# What is difference between numerical solution and approximation?

Lets say I have a problem, for example, initial or boundary value problem. I can't solve the problem analitically. From the literature it is known some appropriate techniques to solve the problem.

Question. What is difference in terminology between numerical and approximate techniques?

I have confused because numerical techniques include an approximation of the analitical solution.

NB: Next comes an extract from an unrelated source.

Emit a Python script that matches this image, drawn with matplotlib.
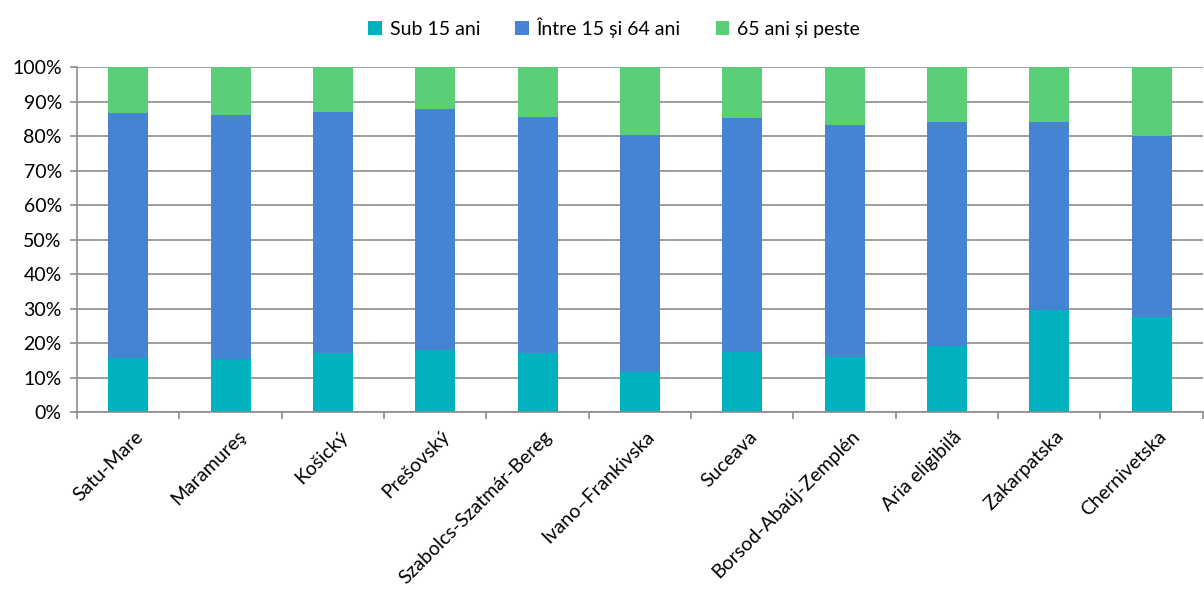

• See Numerical analysis: "Numerical analysis is the study of algorithms that use numerical approximation (as opposed to general symbolic manipulations) for the problems of mathematical analysis". – Mauro ALLEGRANZA Dec 12 '17 at 9:08
• You can "approximate" also an "analitic" solution: we know that $\pi$ is blah, blah, but in order to compute it we have to stop at a certain point: the result of the computation nis obviously an approximation of $\pi$. – Mauro ALLEGRANZA Dec 12 '17 at 9:10

## 1 Answer

Numerical solutions can be exact (at least up to accuracy of the number representation). For instance, Gaussian elimination yields a fairly exact solution to a linear system of equations (up to ill-posedness), though it belongs to the field of numerical analysis because it describes an algorithmic procedure.

Approximations can be analytical. For instance, the factorial can be approximated by the Stirling formula, which is only asymptotically exact, but is quite useful in symbolic computation.